A wise man named Socrates once said, “Education is the kindling of a flame, not the filling of a vessel.” What the philosopher meant was that a sign of an excellent education isn’t just the delivery of knowledge, but also the instilment of a love of learning.
Dr. Dale R. Hoyt, the Superintendent of Catholic Schools in the Archdiocese of Hartford, states, “Our educators are cultivating an integrated, innovative and rigorous curriculum that promotes lifelong learning and fosters development of the whole person.” In other words, in addition to our students doing well academically, we also want their search for knowledge to continue well throughout their adult lives. Accordingly, here is an example from our Sixth Grade Language Arts Curriculum Standard: “Use technology, including the Internet, to produce and publish writing and to interact and collaborate with others; become a responsible digital citizen.”

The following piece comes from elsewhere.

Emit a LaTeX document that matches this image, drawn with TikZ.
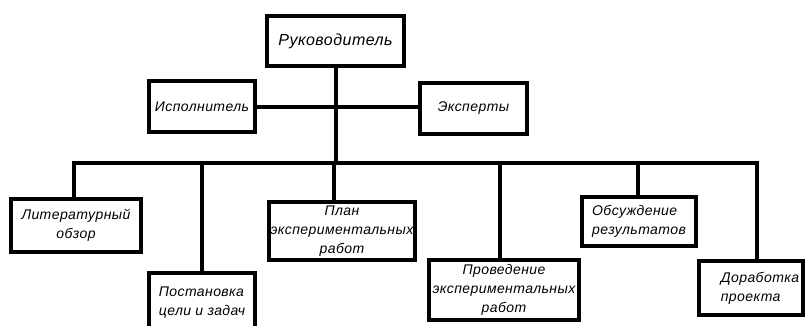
\documentclass[tikz,border=0pt]{standalone}
\usepackage{fontspec}
\setmainfont{Liberation Sans}
\newfontfamily\orgfont[LetterSpace=3]{Liberation Sans}
\usetikzlibrary{calc}

\begin{document}
\begin{tikzpicture}[x=1pt, y=-1pt,
        box/.style={draw, line width=4.5pt, inner sep=0pt, align=center,
            font=\orgfont\itshape\fontsize{14}{19}\selectfont},
        boxtext/.style={inner sep=0pt, align=left,
            font=\orgfont\itshape\fontsize{14}{19}\selectfont},
        link/.style={line width=4pt}]
        \useasboundingbox (0,0) rectangle (807,325);
        \clip (0,0) rectangle (807,325);

        % Head
        \node[box, minimum width=137pt, minimum height=50pt,
            font=\orgfont\itshape\fontsize{16}{19}\selectfont] (ruk) at (335.5,41) {Руководитель};

        % Side boxes
        \node[box, minimum width=106pt, minimum height=51pt] (isp) at (202,106.5) {Исполнитель};
        \node[box, minimum width=107pt, minimum height=51pt] (eksp) at (473.5,108.5) {Эксперты};

        % Stages
        \node[box, minimum width=130pt, minimum height=53pt] (lit) at (76,225.5) {Литературный\\обзор};
        \node[box, minimum width=106pt, minimum height=60pt, align=left] (post) at (202,303) {Постановка\\цели и задач};
        \node[box, minimum width=146pt, minimum height=58pt] (plan) at (342,231) {План\\экспериментальных\\работ};
        \node[box, minimum width=150pt, minimum height=60pt] (prov) at (504,290) {Проведение\\экспериментальных\\работ};
        \node[box, minimum width=114pt, minimum height=49pt, align=left] (obs) at (639,221.5) {Обсуждение\\результатов};
        \node[box, minimum width=104pt, minimum height=54pt] (dor) at (751,288) {};
        \node[boxtext] (dortext) at ($(dor)+(9,0)$) {Доработка\\проекта};

        % Bus
        \coordinate (dlit) at (74,163);
        \coordinate (dpost) at (202,163);
        \coordinate (dplan) at (334,163);
        \coordinate (dprov) at (500,163);
        \coordinate (dobs) at (638,163);
        \coordinate (ddor) at (757,163);

        % Lines
        \draw[link] (ruk.south) -- (ruk.south |- dlit);
        \draw[link] (isp.east) -- (isp.east -| eksp.west);
        \draw[link] (dlit |- lit.north) -- (dlit) -- (ddor) -- (ddor |- dor.north);
        \foreach \n in {post,plan,prov,obs}
            \draw[link] (d\n) -- (d\n |- \n.north);
    \end{tikzpicture}
\end{document}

So while our schools are working hard to develop your child’s love of learning in a lifelong context, here are some things that you can do at home to reinforce that desire at any age. After all, learning begins at home with you, and when it comes to educating your child, we are in this together.
- Be enthusiastic about your child’s learning. Ask about the school day and its lessons. Show an interest in your child’s homework and work completed. Children really do like it when you hang their A-graded papers on the fridge. You have a huge influence on your child, and when you show that learning is important to you, it really will make an impact.
- Share your own experiences of adult learning with your child. Discuss how proud of yourself you are when you learn something new. Learning can include anything from figuring out how to program your DVR to following a new crochet pattern.
- Engage in learning activities with your child. Whether you are watching an educational TV show or playing an educational game, you can show your child that learning can indeed be fun, plus you will be spending quality time with him or her.
- Promote critical thinking. Give your child opportunities to problem-solve and make his or her own choices (as long as they are not detrimental to the child).
- Introduce your child to new learning experiences, especially those that meet his or her interests. Visit a museum. Go book shopping. Enroll him or her in a painting or martial arts class.